Set down the full listing exactly as given. Any pictures are to be left out.

Start of Raw data

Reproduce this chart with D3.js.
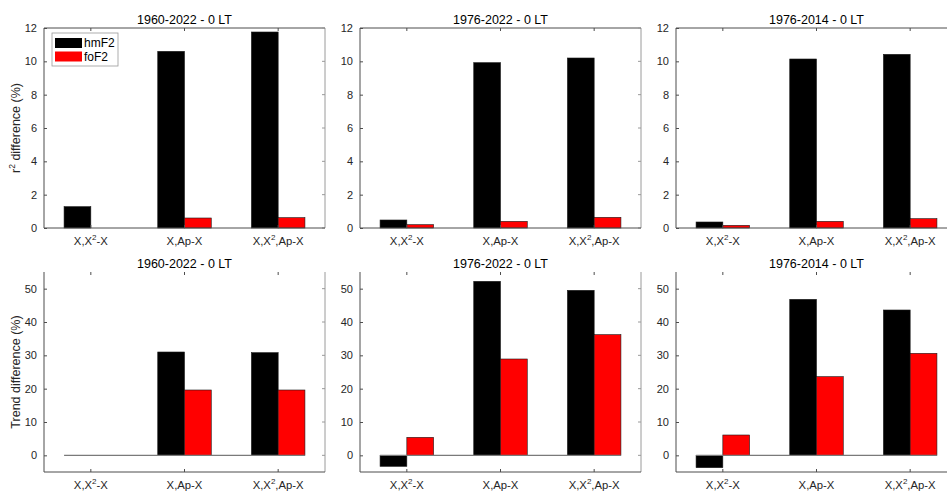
<!DOCTYPE html>
<html>
<head>
<meta charset="utf-8">
<script src="https://cdn.jsdelivr.net/npm/d3@7"></script>
<style>
  html, body { margin: 0; padding: 0; background: #fff; }
  svg { display: block; font-family: "Liberation Sans", Arial, sans-serif; }
</style>
</head>
<body>
<svg id="fig" width="947" height="494"></svg>
<script>
// Model combinations on the x axis ("^2" marks a superscript 2)
const categories = ["X,X^2-X", "X,Ap-X", "X,X^2,Ap-X"];
const seriesNames = ["hmF2", "foF2"];
const seriesColors = ["#000000", "#ff0000"];

// Period of each column of panels
const periodTitles = ["1960-2022 - 0 LT", "1976-2022 - 0 LT", "1976-2014 - 0 LT"];

// r^2 difference (%) per period, one value per category
const r2HmF2 = [[1.28, 10.6, 11.76], [0.48, 9.92, 10.2], [0.36, 10.14, 10.42]];
const r2FoF2 = [[0, 0.6, 0.62], [0.2, 0.4, 0.64], [0.16, 0.4, 0.56]];

// Trend difference (%) per period
const trendHmF2 = [[0, 31.0, 30.8], [-3.3, 52.2, 49.5], [-3.7, 46.8, 43.6]];
const trendFoF2 = [[0, 19.6, 19.6], [5.4, 28.9, 36.2], [6.1, 23.6, 30.6]];

// Axis ticks
const r2Ticks = [0, 2, 4, 6, 8, 10, 12];
const trendTicks = [0, 10, 20, 30, 40, 50];

const svg = d3.select("#fig");

const panelLefts = [44, 360, 676];
const panelW = 281, panelH = 200;
const rows = [
  { top: 28, domain: [0, 12], ticks: r2Ticks, hm: r2HmF2, fo: r2FoF2,
    ylabel: ["r", "2", " difference (%)"], boxTop: true, legend: true },
  { top: 272, domain: [-5, 55], ticks: trendTicks, hm: trendHmF2, fo: trendFoF2,
    ylabel: ["Trend difference (%)"], boxTop: false, legend: false }
];

const axisColor = "#4d4d4d";
const boxColor = "#9a9a9a";
const textColor = "#262626";

function addLabel(sel, label) {
  const parts = label.split("^2");
  parts.forEach((p, i) => {
    if (i > 0) {
      sel.append("tspan").attr("dy", -5).attr("font-size", 8).text("2");
      sel.append("tspan").attr("dy", 5).text(p);
    } else {
      sel.append("tspan").text(p);
    }
  });
}

rows.forEach((row, ri) => {
  panelLefts.forEach((left, ci) => {
    const g = svg.append("g").attr("transform", `translate(${left},${row.top})`);

    const x = d3.scaleBand().domain(categories).range([0, panelW]).padding(0);
    const groupW = x.bandwidth() * (2 / 3.5);
    const xs = d3.scaleBand().domain(seriesNames).range([-groupW / 2, groupW / 2]).padding(0);
    const y = d3.scaleLinear().domain(row.domain).range([panelH, 0]);

    const data = categories.map((c, k) => ({
      cat: c,
      values: [row.hm[ci][k], row.fo[ci][k]]
    }));

    // box lines: right side (light), top for the r^2 row
    g.append("line").attr("x1", panelW).attr("x2", panelW).attr("y1", 0).attr("y2", panelH)
      .attr("stroke", boxColor).attr("stroke-width", 1);
    if (row.boxTop) {
      g.append("line").attr("x1", 0).attr("x2", panelW).attr("y1", 0).attr("y2", 0)
        .attr("stroke", axisColor).attr("stroke-width", 1);
    }

    // bars
    const groups = g.selectAll("g.grp").data(data).join("g")
      .attr("transform", d => `translate(${x(d.cat) + x.bandwidth() / 2},0)`);
    groups.selectAll("rect").data(d => d.values.map((v, j) => ({ v, j })))
      .join("rect")
      .filter(d => d.v !== 0)
      .attr("x", d => xs(seriesNames[d.j]))
      .attr("width", xs.bandwidth())
      .attr("y", d => y(Math.max(0, d.v)))
      .attr("height", d => Math.abs(y(d.v) - y(0)))
      .attr("fill", d => seriesColors[d.j])
      .attr("stroke", "#1a1a1a")
      .attr("stroke-width", 0.6);

    // bar baseline when zero is inside the axis range
    if (row.domain[0] < 0) {
      const first = x(categories[0]) + x.bandwidth() / 2 - groupW / 2;
      const last = x(categories[categories.length - 1]) + x.bandwidth() / 2 + groupW / 2;
      g.append("line").attr("x1", first).attr("x2", last)
        .attr("y1", y(0)).attr("y2", y(0))
        .attr("stroke", "#7a7a7a").attr("stroke-width", 1.2);
    }

    // left axis
    const yAxis = d3.axisLeft(y).tickValues(row.ticks).tickSize(-3).tickPadding(7)
      .tickFormat(d3.format("d"));
    const ya = g.append("g").call(yAxis);
    ya.select(".domain").attr("stroke", axisColor).attr("d", `M0,0V${panelH}`);
    ya.selectAll(".tick line").attr("stroke", axisColor);
    ya.selectAll(".tick text").attr("fill", textColor).attr("font-size", 11)
      .attr("font-family", "Liberation Sans, Arial, sans-serif");

    // right-side ticks
    g.append("g").selectAll("line").data(row.ticks).join("line")
      .attr("x1", panelW).attr("x2", panelW - 3)
      .attr("y1", d => y(d)).attr("y2", d => y(d))
      .attr("stroke", boxColor);

    // bottom axis
    const xa = g.append("g").attr("transform", `translate(0,${panelH})`)
      .call(d3.axisBottom(x).tickSize(-3).tickPadding(8).tickFormat(""));
    xa.select(".domain").attr("stroke", axisColor).attr("d", `M0,0H${panelW}`);
    xa.selectAll(".tick line").attr("stroke", axisColor);
    xa.selectAll(".tick").each(function (d) {
      const t = d3.select(this).append("text")
        .attr("y", 17).attr("text-anchor", "middle")
        .attr("fill", textColor).attr("font-size", 11.3);
      addLabel(t, d);
    });

    // top ticks
    g.append("g").selectAll("line").data(categories).join("line")
      .attr("x1", d => x(d) + x.bandwidth() / 2).attr("x2", d => x(d) + x.bandwidth() / 2)
      .attr("y1", 0).attr("y2", 3)
      .attr("stroke", axisColor);

    // title
    g.append("text").attr("x", panelW / 2).attr("y", -4)
      .attr("text-anchor", "middle").attr("font-size", 12.5).attr("fill", "#000")
      .text(periodTitles[ci]);

    // y label on the first column
    if (ci === 0) {
      const yl = g.append("text")
        .attr("transform", `translate(${-24},${panelH / 2}) rotate(-90)`)
        .attr("text-anchor", "middle").attr("font-size", 12.5).attr("fill", textColor);
      if (row.ylabel.length === 3) {
        yl.append("tspan").text(row.ylabel[0]);
        yl.append("tspan").attr("dy", -5).attr("font-size", 8.5).text(row.ylabel[1]);
        yl.append("tspan").attr("dy", 5).text(row.ylabel[2]);
      } else {
        yl.text(row.ylabel[0]);
      }
    }

    // legend
    if (row.legend && ci === 0) {
      const lg = g.append("g").attr("transform", "translate(8,5)");
      lg.append("rect").attr("width", 66).attr("height", 33)
        .attr("fill", "#fff").attr("stroke", "#9a9a9a").attr("stroke-width", 0.8);
      seriesNames.forEach((s, j) => {
        lg.append("rect").attr("x", 3).attr("y", 5 + j * 13.5)
          .attr("width", 27).attr("height", 10).attr("fill", seriesColors[j]);
        lg.append("text").attr("x", 32).attr("y", 14 + j * 13.5)
          .attr("font-size", 12).attr("fill", "#000").text(s);
      });
    }
  });
});
</script>
</body>
</html>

End of Raw data

**Finished task**.
Reproduce this chart with D3.js.
<!DOCTYPE html>
<html>
<head>
<meta charset="utf-8">
<script src="https://cdn.jsdelivr.net/npm/d3@7"></script>
<style>
  html, body { margin: 0; padding: 0; background: #fff; }
  svg { display: block; font-family: "Liberation Sans", Arial, sans-serif; }
</style>
</head>
<body>
<svg id="fig" width="947" height="494"></svg>
<script>
// Model combinations on the x axis ("^2" marks a superscript 2)
const categories = ["X,X^2-X", "X,Ap-X", "X,X^2,Ap-X"];
const seriesNames = ["hmF2", "foF2"];
const seriesColors = ["#000000", "#ff0000"];

// Period of each column of panels
const periodTitles = ["1960-2022 - 0 LT", "1976-2022 - 0 LT", "1976-2014 - 0 LT"];

// r^2 difference (%) per period, one value per category
const r2HmF2 = [[1.28, 10.6, 11.76], [0.48, 9.92, 10.2], [0.36, 10.14, 10.42]];
const r2FoF2 = [[0, 0.6, 0.62], [0.2, 0.4, 0.64], [0.16, 0.4, 0.56]];

// Trend difference (%) per period
const trendHmF2 = [[0, 31.0, 30.8], [-3.3, 52.2, 49.5], [-3.7, 46.8, 43.6]];
const trendFoF2 = [[0, 19.6, 19.6], [5.4, 28.9, 36.2], [6.1, 23.6, 30.6]];

// Axis ticks
const r2Ticks = [0, 2, 4, 6, 8, 10, 12];
const trendTicks = [0, 10, 20, 30, 40, 50];

const svg = d3.select("#fig");

const panelLefts = [44, 360, 676];
const panelW = 281, panelH = 200;
const rows = [
  { top: 28, domain: [0, 12], ticks: r2Ticks, hm: r2HmF2, fo: r2FoF2,
    ylabel: ["r", "2", " difference (%)"], boxTop: true, legend: true },
  { top: 272, domain: [-5, 55], ticks: trendTicks, hm: trendHmF2, fo: trendFoF2,
    ylabel: ["Trend difference (%)"], boxTop: false, legend: false }
];

const axisColor = "#4d4d4d";
const boxColor = "#9a9a9a";
const textColor = "#262626";

function addLabel(sel, label) {
  const parts = label.split("^2");
  parts.forEach((p, i) => {
    if (i > 0) {
      sel.append("tspan").attr("dy", -5).attr("font-size", 8).text("2");
      sel.append("tspan").attr("dy", 5).text(p);
    } else {
      sel.append("tspan").text(p);
    }
  });
}

rows.forEach((row, ri) => {
  panelLefts.forEach((left, ci) => {
    const g = svg.append("g").attr("transform", `translate(${left},${row.top})`);

    const x = d3.scaleBand().domain(categories).range([0, panelW]).padding(0);
    const groupW = x.bandwidth() * (2 / 3.5);
    const xs = d3.scaleBand().domain(seriesNames).range([-groupW / 2, groupW / 2]).padding(0);
    const y = d3.scaleLinear().domain(row.domain).range([panelH, 0]);

    const data = categories.map((c, k) => ({
      cat: c,
      values: [row.hm[ci][k], row.fo[ci][k]]
    }));

    // box lines: right side (light), top for the r^2 row
    g.append("line").attr("x1", panelW).attr("x2", panelW).attr("y1", 0).attr("y2", panelH)
      .attr("stroke", boxColor).attr("stroke-width", 1);
    if (row.boxTop) {
      g.append("line").attr("x1", 0).attr("x2", panelW).attr("y1", 0).attr("y2", 0)
        .attr("stroke", axisColor).attr("stroke-width", 1);
    }

    // bars
    const groups = g.selectAll("g.grp").data(data).join("g")
      .attr("transform", d => `translate(${x(d.cat) + x.bandwidth() / 2},0)`);
    groups.selectAll("rect").data(d => d.values.map((v, j) => ({ v, j })))
      .join("rect")
      .filter(d => d.v !== 0)
      .attr("x", d => xs(seriesNames[d.j]))
      .attr("width", xs.bandwidth())
      .attr("y", d => y(Math.max(0, d.v)))
      .attr("height", d => Math.abs(y(d.v) - y(0)))
      .attr("fill", d => seriesColors[d.j])
      .attr("stroke", "#1a1a1a")
      .attr("stroke-width", 0.6);

    // bar baseline when zero is inside the axis range
    if (row.domain[0] < 0) {
      const first = x(categories[0]) + x.bandwidth() / 2 - groupW / 2;
      const last = x(categories[categories.length - 1]) + x.bandwidth() / 2 + groupW / 2;
      g.append("line").attr("x1", first).attr("x2", last)
        .attr("y1", y(0)).attr("y2", y(0))
        .attr("stroke", "#7a7a7a").attr("stroke-width", 1.2);
    }

    // left axis
    const yAxis = d3.axisLeft(y).tickValues(row.ticks).tickSize(-3).tickPadding(7)
      .tickFormat(d3.format("d"));
    const ya = g.append("g").call(yAxis);
    ya.select(".domain").attr("stroke", axisColor).attr("d", `M0,0V${panelH}`);
    ya.selectAll(".tick line").attr("stroke", axisColor);
    ya.selectAll(".tick text").attr("fill", textColor).attr("font-size", 11)
      .attr("font-family", "Liberation Sans, Arial, sans-serif");

    // right-side ticks
    g.append("g").selectAll("line").data(row.ticks).join("line")
      .attr("x1", panelW).attr("x2", panelW - 3)
      .attr("y1", d => y(d)).attr("y2", d => y(d))
      .attr("stroke", boxColor);

    // bottom axis
    const xa = g.append("g").attr("transform", `translate(0,${panelH})`)
      .call(d3.axisBottom(x).tickSize(-3).tickPadding(8).tickFormat(""));
    xa.select(".domain").attr("stroke", axisColor).attr("d", `M0,0H${panelW}`);
    xa.selectAll(".tick line").attr("stroke", axisColor);
    xa.selectAll(".tick").each(function (d) {
      const t = d3.select(this).append("text")
        .attr("y", 17).attr("text-anchor", "middle")
        .attr("fill", textColor).attr("font-size", 11.3);
      addLabel(t, d);
    });

    // top ticks
    g.append("g").selectAll("line").data(categories).join("line")
      .attr("x1", d => x(d) + x.bandwidth() / 2).attr("x2", d => x(d) + x.bandwidth() / 2)
      .attr("y1", 0).attr("y2", 3)
      .attr("stroke", axisColor);

    // title
    g.append("text").attr("x", panelW / 2).attr("y", -4)
      .attr("text-anchor", "middle").attr("font-size", 12.5).attr("fill", "#000")
      .text(periodTitles[ci]);

    // y label on the first column
    if (ci === 0) {
      const yl = g.append("text")
        .attr("transform", `translate(${-24},${panelH / 2}) rotate(-90)`)
        .attr("text-anchor", "middle").attr("font-size", 12.5).attr("fill", textColor);
      if (row.ylabel.length === 3) {
        yl.append("tspan").text(row.ylabel[0]);
        yl.append("tspan").attr("dy", -5).attr("font-size", 8.5).text(row.ylabel[1]);
        yl.append("tspan").attr("dy", 5).text(row.ylabel[2]);
      } else {
        yl.text(row.ylabel[0]);
      }
    }

    // legend
    if (row.legend && ci === 0) {
      const lg = g.append("g").attr("transform", "translate(8,5)");
      lg.append("rect").attr("width", 66).attr("height", 33)
        .attr("fill", "#fff").attr("stroke", "#9a9a9a").attr("stroke-width", 0.8);
      seriesNames.forEach((s, j) => {
        lg.append("rect").attr("x", 3).attr("y", 5 + j * 13.5)
          .attr("width", 27).attr("height", 10).attr("fill", seriesColors[j]);
        lg.append("text").attr("x", 32).attr("y", 14 + j * 13.5)
          .attr("font-size", 12).attr("fill", "#000").text(s);
      });
    }
  });
});
</script>
</body>
</html>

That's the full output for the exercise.